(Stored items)
++++++++

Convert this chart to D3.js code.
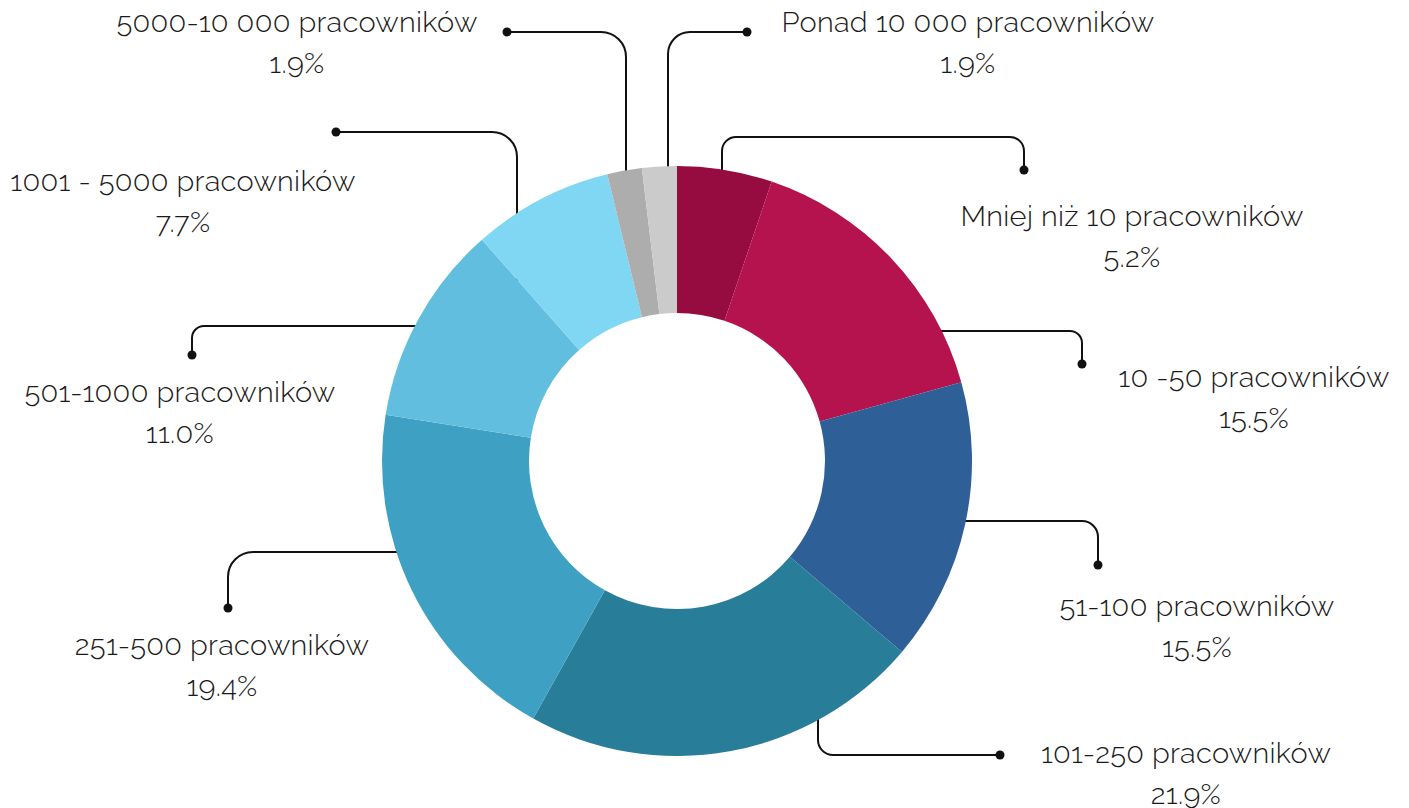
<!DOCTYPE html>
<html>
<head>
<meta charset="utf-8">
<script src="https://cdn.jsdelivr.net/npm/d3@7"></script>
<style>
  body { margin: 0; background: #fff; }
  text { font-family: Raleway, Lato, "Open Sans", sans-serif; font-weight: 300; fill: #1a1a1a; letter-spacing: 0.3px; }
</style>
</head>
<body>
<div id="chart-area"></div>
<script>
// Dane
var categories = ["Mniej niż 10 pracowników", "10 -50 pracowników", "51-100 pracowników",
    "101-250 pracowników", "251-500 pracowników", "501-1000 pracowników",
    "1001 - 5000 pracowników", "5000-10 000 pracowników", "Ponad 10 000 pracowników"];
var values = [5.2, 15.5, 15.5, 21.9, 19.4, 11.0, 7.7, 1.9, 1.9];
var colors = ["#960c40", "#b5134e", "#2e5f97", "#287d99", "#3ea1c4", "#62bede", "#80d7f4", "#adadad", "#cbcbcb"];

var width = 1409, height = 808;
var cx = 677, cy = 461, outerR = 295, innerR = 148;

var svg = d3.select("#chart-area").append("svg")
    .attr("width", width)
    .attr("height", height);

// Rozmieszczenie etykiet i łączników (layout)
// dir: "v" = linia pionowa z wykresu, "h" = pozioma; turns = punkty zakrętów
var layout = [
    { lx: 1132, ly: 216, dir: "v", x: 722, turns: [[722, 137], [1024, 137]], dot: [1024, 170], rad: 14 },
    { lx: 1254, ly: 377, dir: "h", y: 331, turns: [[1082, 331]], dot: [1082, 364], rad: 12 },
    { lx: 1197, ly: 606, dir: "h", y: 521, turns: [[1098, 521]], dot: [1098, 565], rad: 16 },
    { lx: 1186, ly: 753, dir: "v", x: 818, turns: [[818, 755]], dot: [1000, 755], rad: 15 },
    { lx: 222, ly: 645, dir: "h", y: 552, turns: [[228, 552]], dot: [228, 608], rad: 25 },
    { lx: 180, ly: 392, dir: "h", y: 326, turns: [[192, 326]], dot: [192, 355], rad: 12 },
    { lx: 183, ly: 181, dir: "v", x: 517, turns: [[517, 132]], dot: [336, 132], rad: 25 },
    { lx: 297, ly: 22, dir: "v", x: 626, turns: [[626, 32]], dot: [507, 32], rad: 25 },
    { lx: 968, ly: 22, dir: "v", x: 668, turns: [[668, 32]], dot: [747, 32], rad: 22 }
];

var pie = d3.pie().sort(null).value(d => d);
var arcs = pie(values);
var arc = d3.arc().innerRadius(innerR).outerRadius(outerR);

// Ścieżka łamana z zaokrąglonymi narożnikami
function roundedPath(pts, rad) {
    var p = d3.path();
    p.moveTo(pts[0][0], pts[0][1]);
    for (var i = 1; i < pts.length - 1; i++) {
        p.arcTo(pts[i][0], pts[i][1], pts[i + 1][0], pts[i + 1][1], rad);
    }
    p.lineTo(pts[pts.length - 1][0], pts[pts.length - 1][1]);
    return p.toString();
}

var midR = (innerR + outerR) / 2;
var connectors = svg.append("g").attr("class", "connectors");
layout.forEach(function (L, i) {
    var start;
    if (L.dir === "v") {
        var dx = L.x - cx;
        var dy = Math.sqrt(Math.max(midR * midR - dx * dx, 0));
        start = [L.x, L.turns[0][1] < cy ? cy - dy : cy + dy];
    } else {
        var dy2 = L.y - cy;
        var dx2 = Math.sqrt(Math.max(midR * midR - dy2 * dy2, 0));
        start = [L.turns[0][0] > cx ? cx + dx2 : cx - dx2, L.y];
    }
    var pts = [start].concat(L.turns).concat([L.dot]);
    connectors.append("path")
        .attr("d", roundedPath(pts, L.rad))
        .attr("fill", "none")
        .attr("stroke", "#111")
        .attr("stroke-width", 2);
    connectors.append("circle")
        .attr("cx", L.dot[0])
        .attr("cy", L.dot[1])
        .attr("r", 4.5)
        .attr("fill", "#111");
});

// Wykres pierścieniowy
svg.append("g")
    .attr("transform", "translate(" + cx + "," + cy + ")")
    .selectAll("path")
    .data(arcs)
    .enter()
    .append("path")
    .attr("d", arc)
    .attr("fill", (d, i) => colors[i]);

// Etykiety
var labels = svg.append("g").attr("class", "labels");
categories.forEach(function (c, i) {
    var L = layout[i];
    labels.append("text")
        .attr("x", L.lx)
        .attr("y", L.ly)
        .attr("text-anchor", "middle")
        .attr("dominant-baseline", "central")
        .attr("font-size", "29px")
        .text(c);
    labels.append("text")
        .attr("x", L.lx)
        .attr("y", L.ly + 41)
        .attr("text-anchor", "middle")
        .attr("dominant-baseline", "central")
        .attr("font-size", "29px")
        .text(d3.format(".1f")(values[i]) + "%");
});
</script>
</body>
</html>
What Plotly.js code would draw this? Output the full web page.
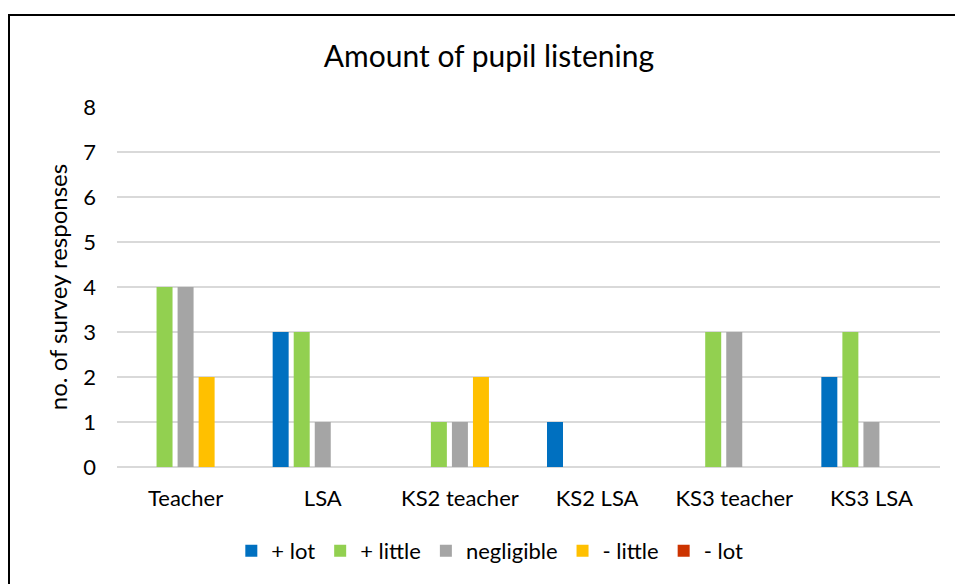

++++++++

# What is required
In the listing above, locate each line with "chart" and copy it.

# Response to this exercise
Convert this chart to D3.js code.
<div id="chart-area"></div>
var svg = d3.select("#chart-area").append("svg")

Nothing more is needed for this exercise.